The poll found that 60 per cent of respondents were not in favour of the protests, marking an 11-point jump since last week. Conversely, 27 per cent were favourable, a decrease of five points.
The survey also found that 63 per cent of respondents supported the idea of police intervention to end the blockades, a 10-point increase over numbers released last week.
Meanwhile, 26 per cent opposed the use of police to end the blockades, while 11 per cent said they were unsure.
The survey found 63 per cent of respondents supported police intervention, an increase of 10 points over last week.
Conversely, 26 per cent opposed the use of police, down two points, and 11 per cent were unsure.
Ipsos Public Affairs CEO Darrell Bricker told Global News that “the numbers really are moving,” but noted there “isn’t a ton of regional variation.”
“Even though it kind of goes up and down in certain places in terms of the intensity of support, the majority basically everywhere say that they believe that this is not the way to do things and that some sort of a police intervention may be necessary (and) is, in fact, desirable.“
He said one would expect people in places less directly affected by the blockades to maybe have another point of view.
“What we’re seeing is a public consensus forming on this issue, and public opinion is moving quite rapidly,” Bricker said.
Bricker said these types of issues usually begin with a focus on “the way forward for Indigenous Peoples.”
He said, though, that over a “fairly quick period of time,” depending on the level of public inconvenience and level of disruption that has been caused, it goes from being about Indigenous issues to being an issue of public control and public safety.

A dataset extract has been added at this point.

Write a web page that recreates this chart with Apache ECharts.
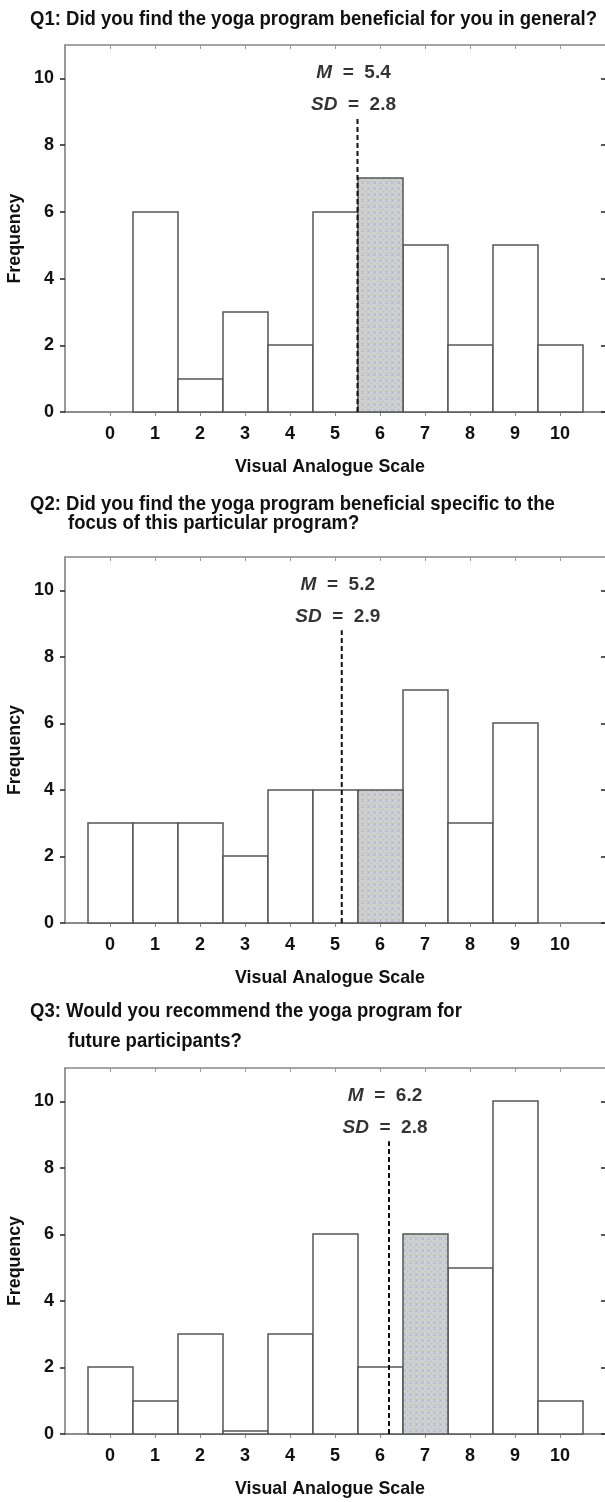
<!DOCTYPE html>
<html>
<head>
<meta charset="utf-8">
<script src="https://cdn.jsdelivr.net/npm/echarts@6/dist/echarts.min.js"></script>
<style>
html,body{margin:0;padding:0;background:#fff;}
#c{width:605px;height:1502px;}
</style>
</head>
<body>
<div id="c"></div>
<script>
// ---- data ----
const categories = [0, 1, 2, 3, 4, 5, 6, 7, 8, 9, 10];
const xTickLabels = ['0', '1', '2', '3', '4', '5', '6', '7', '8', '9', '10'];
const yTickValues = [0, 2, 4, 6, 8, 10];
const yTickLabels = ['0', '2', '4', '6', '8', '10'];
const q1Values = [0, 6, 1, 3, 2, 6, 7, 5, 2, 5, 2];
const q2Values = [3, 3, 3, 2, 4, 4, 4, 7, 3, 6, 0];
const q3Values = [2, 1, 3, 0.1, 3, 6, 2, 6, 5, 10, 1];
const highlightCat = [6, 6, 7];
const meanLineX = [5.5, 5.15, 6.2];
const meanLineTop = [8.8, 8.8, 8.8];
const meanLabels = ['5.4', '5.2', '6.2'];
const sdLabels = ['2.8', '2.9', '2.8'];
const titleLines = [
  ['Q1: Did you find the yoga program beneficial for you in general?'],
  ['Q2: Did you find the yoga program beneficial specific to the', 'focus of this particular program?'],
  ['Q3: Would you recommend the yoga program for', 'future participants?']
];
const xAxisName = 'Visual Analogue Scale';
const yAxisName = 'Frequency';
const allValues = [q1Values, q2Values, q3Values];

// ---- layout ----
const FONT = "'Liberation Sans','Arial',sans-serif";
const gridLeft = 65, gridWidth = 542;
const gridTops = [45, 557, 1068];
const gridHeights = [367, 366, 366];
const titleY = [[19], [504, 523], [1011, 1041]];
const TITLE_SIZE = 21, NAME_SIZE = 19;

// condensing factors (fit reference text widths)
const mc = document.createElement('canvas').getContext('2d');
function fitScale(text, size, target) {
  mc.font = 'bold ' + size + "px 'Liberation Sans', Arial, sans-serif";
  return target / mc.measureText(text).width;
}
const titleScale = fitScale(titleLines[0][0], TITLE_SIZE, 567);
const xNameScale = fitScale(xAxisName, NAME_SIZE, 190);
const yNameScale = fitScale(yAxisName, NAME_SIZE, 90);

// hatch pattern for highlighted bar
const pc = document.createElement('canvas');
pc.width = 6; pc.height = 6;
const pctx = pc.getContext('2d');
pctx.fillStyle = '#d0d0d0'; pctx.fillRect(0, 0, 6, 6);
pctx.strokeStyle = '#a8abd2'; pctx.lineWidth = 0.8;
pctx.beginPath();
pctx.moveTo(1, 1); pctx.lineTo(4, 4); pctx.moveTo(4, 1); pctx.lineTo(1, 4);
pctx.stroke();
pctx.fillStyle = '#b5b5b5'; pctx.fillRect(5, 5, 1, 1);
const hatch = { image: pc, repeat: 'repeat' };

const grids = [], xAxes = [], yAxes = [], series = [], graphics = [];
for (let i = 0; i < 3; i++) {
  grids.push({ left: gridLeft, top: gridTops[i], width: gridWidth, height: gridHeights[i], containLabel: false });
  xAxes.push({
    gridIndex: i, type: 'value', min: -1, max: 11, interval: 1, position: 'bottom',
    axisLine: { show: true, onZero: false, lineStyle: { color: '#666', width: 1.5 } },
    axisTick: { show: true, inside: false, length: 4, customValues: categories, lineStyle: { color: '#888' } },
    axisLabel: { show: true, customValues: categories, formatter: v => xTickLabels[categories.indexOf(v)] || '',
      fontFamily: FONT, fontSize: 18, fontWeight: 'bold', color: '#111', margin: 13 },
    splitLine: { show: false }
  });
  xAxes.push({
    gridIndex: i, type: 'value', min: -1, max: 11, interval: 1, position: 'top',
    axisLine: { show: true, onZero: false, lineStyle: { color: '#888', width: 1.5 } },
    axisTick: { show: true, inside: true, length: 4, customValues: categories, lineStyle: { color: '#999' } },
    axisLabel: { show: false }, splitLine: { show: false }
  });
  yAxes.push({
    gridIndex: i, type: 'value', min: 0, max: 11, interval: 1, position: 'left',
    axisLine: { show: true, onZero: false, lineStyle: { color: '#777', width: 1.5 } },
    axisTick: { show: true, inside: false, length: 5, customValues: yTickValues, lineStyle: { color: '#222', width: 1.5 } },
    axisLabel: { show: true, customValues: yTickValues, formatter: v => yTickLabels[yTickValues.indexOf(v)] || '',
      fontFamily: FONT, fontSize: 18, fontWeight: 'bold', color: '#111', margin: 11 },
    splitLine: { show: false }
  });
  yAxes.push({
    gridIndex: i, type: 'value', min: 0, max: 11, interval: 1, position: 'right',
    axisLine: { show: true, onZero: false, lineStyle: { color: '#777', width: 1 } },
    axisTick: { show: true, inside: true, length: 4, customValues: yTickValues, lineStyle: { color: '#222', width: 1.5 } },
    axisLabel: { show: false }, splitLine: { show: false }
  });
  const hi = highlightCat[i];
  series.push({
    type: 'custom', xAxisIndex: i * 2, yAxisIndex: i * 2, silent: true,
    data: categories.map((c, k) => [c, allValues[i][k]]),
    renderItem: function (params, api) {
      const x = api.value(0), y = api.value(1);
      if (!(y > 0)) return null;
      const p0 = api.coord([x - 0.5, y]);
      const p1 = api.coord([x + 0.5, 0]);
      return {
        type: 'rect',
        z2: x === hi ? 2 : 1,
        shape: { x: Math.round(p0[0]), y: Math.round(p0[1]), width: Math.round(p1[0] - p0[0]), height: Math.round(p1[1]) - Math.round(p0[1]) },
        style: { fill: x === hi ? hatch : '#ffffff', stroke: '#555', lineWidth: 1.5 }
      };
    }
  });
  series.push({
    type: 'line', xAxisIndex: i * 2, yAxisIndex: i * 2, silent: true, symbol: 'none',
    data: [[meanLineX[i], 0], [meanLineX[i], meanLineTop[i]]],
    lineStyle: { color: '#111', width: 2, type: [5, 3] }, z: 5
  });
  series.push({
    type: 'scatter', xAxisIndex: i * 2, yAxisIndex: i * 2, silent: true, symbolSize: 0,
    data: [[meanLineX[i], 10.16], [meanLineX[i], 9.2]],
    label: {
      show: true, position: 'inside', offset: [-4, 0],
      formatter: p => p.dataIndex === 0 ? '{i|M}{n|  =  ' + meanLabels[i] + '}' : '{i|SD}{n|  =  ' + sdLabels[i] + '}',
      rich: {
        i: { fontFamily: FONT, fontSize: 19, fontStyle: 'italic', fontWeight: 'bold', color: '#000' },
        n: { fontFamily: FONT, fontSize: 19, fontWeight: 'bold', color: '#000' }
      }
    }
  });
  // titles
  titleLines[i].forEach((t, k) => {
    graphics.push({
      type: 'text', x: k === 0 ? 30 : 68, y: titleY[i][k], scaleX: titleScale,
      style: { text: t, fontFamily: FONT, fontSize: TITLE_SIZE, fontWeight: 'bold', fill: '#111', verticalAlign: 'middle', align: 'left' }
    });
  });
  // axis names
  const base = gridTops[i] + gridHeights[i];
  graphics.push({
    type: 'text', x: 330, y: base + 55, scaleX: xNameScale,
    style: { text: xAxisName, fontFamily: FONT, fontSize: NAME_SIZE, fontWeight: 'bold', fill: '#111', align: 'center', verticalAlign: 'middle' }
  });
  graphics.push({
    type: 'text', x: 15, y: gridTops[i] + gridHeights[i] / 2 + 10, rotation: Math.PI / 2, scaleX: yNameScale,
    style: { text: yAxisName, fontFamily: FONT, fontSize: NAME_SIZE, fontWeight: 'bold', fill: '#111', align: 'center', verticalAlign: 'middle' }
  });
}

const chart = echarts.init(document.getElementById('c'), null, { renderer: 'canvas' });
chart.setOption({
  animation: false,
  backgroundColor: '#fff',
  grid: grids, xAxis: xAxes, yAxis: yAxes, series: series, graphic: graphics
});
</script>
</body>
</html>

“And when the public hits that tipping point, it tends to move quite quickly in the direction of ‘something must be done to stop it,'” he said.
The poll also found that Trudeau’s approval rating has suffered.

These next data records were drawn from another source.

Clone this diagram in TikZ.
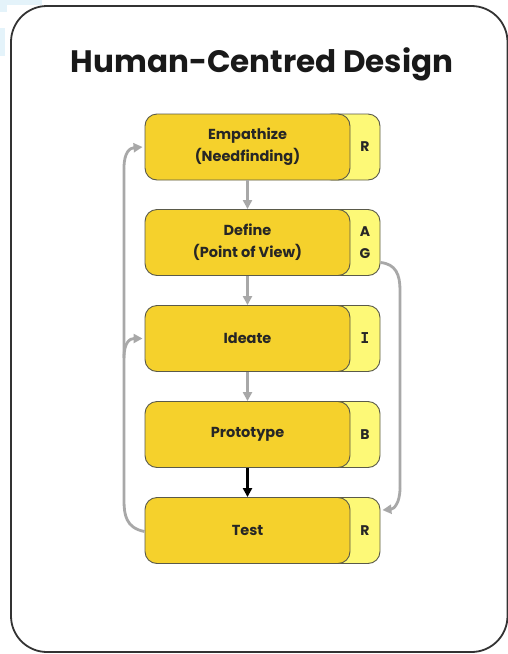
\documentclass[tikz,border=0pt]{standalone}
\usepackage{fontspec}
\setmainfont{Poppins}
\usetikzlibrary{arrows.meta}
\definecolor{stepyellow}{HTML}{F5D12C}
\definecolor{tabyellow}{HTML}{FDF977}
\definecolor{edgegray}{HTML}{5A5A4A}
\definecolor{flowgray}{HTML}{A8A8A8}
\definecolor{haze}{HTML}{E4F3FA}
\tikzset{
  x=1pt, y=-1pt,
  stepbox/.style={draw=edgegray, line width=0.9pt, fill=stepyellow, rounded corners=12pt,
    minimum width=205pt, minimum height=66pt, inner sep=0pt, align=center,
    font=\bfseries\fontsize{14.5}{22}\selectfont, text=black!85},
  tabbox/.style={draw=edgegray, line width=0.9pt, fill=tabyellow, rounded corners=12pt,
    minimum width=60pt, minimum height=66pt, inner sep=0pt},
  tabletter/.style={inner sep=0pt, align=center,
    font=\bfseries\fontsize{14}{22}\selectfont, text=black!85},
  flow/.style={draw=flowgray, line width=2.8pt,
    -{Triangle[width=9pt,length=9pt]}},
  flowline/.style={draw=flowgray, line width=2.8pt},
  frame/.style={draw=black!80, line width=1.8pt, rounded corners=36pt},
}
\begin{document}
\begin{tikzpicture}
\useasboundingbox (0,0) rectangle (508,654);
\fill[white] (0,0) rectangle (508,654);
% faint backdrop pieces at the top-left corner
\fill[haze] (0,0) rectangle (42,5);
\fill[haze] (0,0) rectangle (7,12);
\fill[haze] (0,28) rectangle (5,56);
% outer frame
\draw[frame] (11,6) rectangle (507.5,652);
\node[font=\bfseries\fontsize{31}{34}\selectfont, text=black!90] (title) at (262,64) {Human-Centred Design};

% steps: tab behind, main box, tab letter
\foreach \i/\y in {1/147, 2/242.5, 3/338.5, 4/434.5, 5/530.5}{
  \node[tabbox] (tab\i) at (350,\y) {};
}
\node[stepbox] (s1) at (247.5,147) {Empathize\\(Needfinding)};
\node[stepbox] (s2) at (247.5,242.5) {Define\\(Point of View)};
\node[stepbox] (s3) at (247.5,338.5) {Ideate};
\node[stepbox] (s4) at (247.5,434.5) {Prototype};
\node[stepbox] (s5) at (247.5,530.5) {Test};

\node[tabletter] (l1) at (365,147) {R};
\node[tabletter] (l2) at (365,242.5) {A\\G};
\node[tabletter, font=\fontspec{DejaVu Sans Mono}\bfseries\fontsize{15}{22}\selectfont] (l3) at (365,338.5) {I};
\node[tabletter] (l4) at (365,434.5) {B};
\node[tabletter] (l5) at (365,530.5) {R};

% forward flow
\draw[flow] (s1) -- (s2);
\draw[flow] (s2) -- (s3);
\draw[flow] (s3) -- (s4);
\draw[flow, draw=black] (s4) -- (s5);

% loop back from Test to Empathize and Ideate
\coordinate (lb) at (124,500);
\coordinate (lt) at (124,168);
\coordinate (lm) at (124,358);
\draw[flowline] ([yshift=-1pt]s5.west) .. controls (126,528) and (124,515) .. (lb) -- (lt);
\draw[flow] (lt) .. controls (124,152) and (130,148) .. ([xshift=-2pt]s1.west);
\draw[flow] (lm) .. controls (124,342) and (130,338.5) .. ([xshift=-2pt]s3.west);

% shortcut from Define to Test
\coordinate (rt) at (400,290);
\coordinate (rb) at (400,488);
\draw[flowline] ([yshift=-20pt]tab2.east) .. controls (396,264) and (400,275) .. (rt) -- (rb);
\draw[flow] (rb) .. controls (400,503) and (394,509) .. ([yshift=-13pt,xshift=2pt]tab5.north east);
\end{tikzpicture}
\end{document}
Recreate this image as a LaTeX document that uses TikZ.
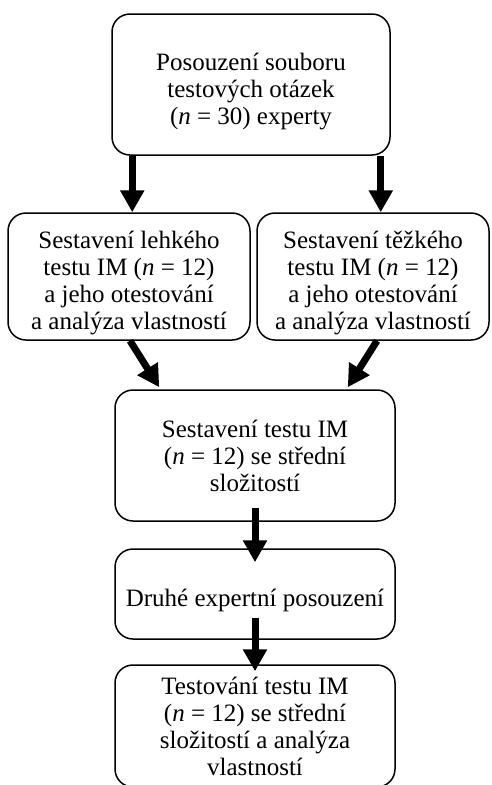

The survey found 43 per cent of Canadians approve of the performance of the Liberal government under Trudeau’s leadership, two points lower than it was heading into election day last October.
Conversely, the poll found 57 per cent of Canadians disapprove of the Trudeau government’s performance, up two points from October.

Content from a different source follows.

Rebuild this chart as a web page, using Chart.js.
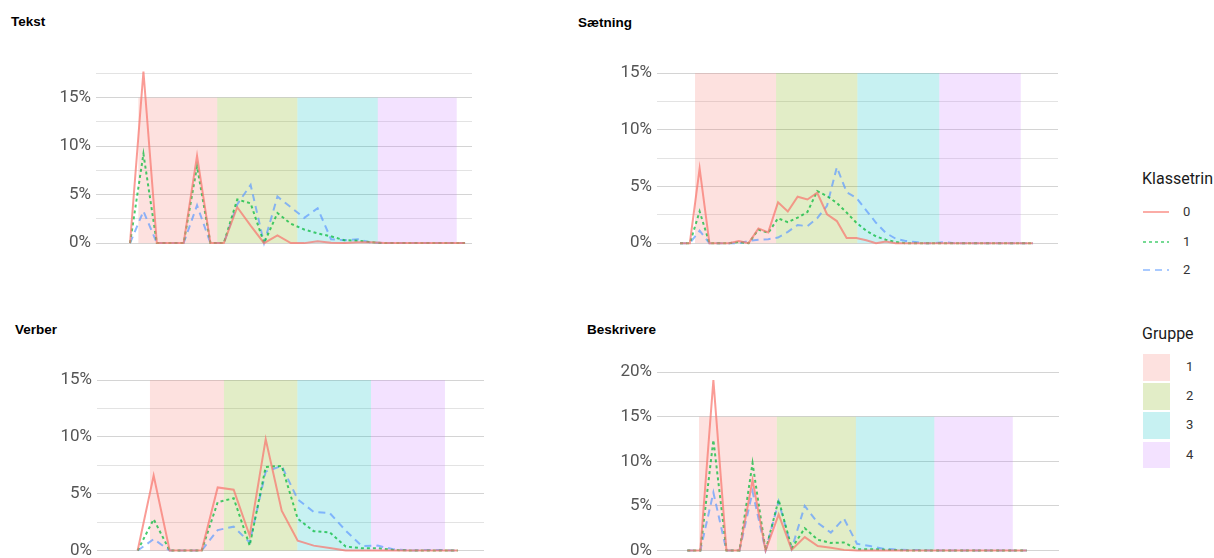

And, while Bricker said the situation is “probably not helping the prime minister,” he said it’s “really not hurting them as strongly as maybe some of his opponents would suggest.”
“People are really more focused on the issue than they are on the politics of the issue,” he said.
The survey also found that those who approved of the Trudeau government’s performance were split on their views of the protests and how they should be dealt with.
Among those who approved of the government, 39 per cent were favourable towards the protests while 48 per cent were unfavourable.
More than half (55 per cent) of those who approve of the government also supported police intervention, while 34 per cent opposed.
METHODOLOGY: This Ipsos poll was conducted between Feb. 21 and Feb. 24, 2020. For this survey, a sample of 1,300 Canadians aged 18+ was interviewed online. Quotas and weighting were employed to ensure that the sample’s composition reflects that of the Canadian population according to census parameters. The precision of Ipsos online polls is measured using a credibility interval. In this case, the poll is accurate to within ± 3.2 percentage points, 19 times out of 20, had all Canadians aged 18+ been polled. The credibility interval will be wider among subsets of the population. All sample surveys and polls may be subject to other sources of error, including, but not limited to coverage error, and measurement error.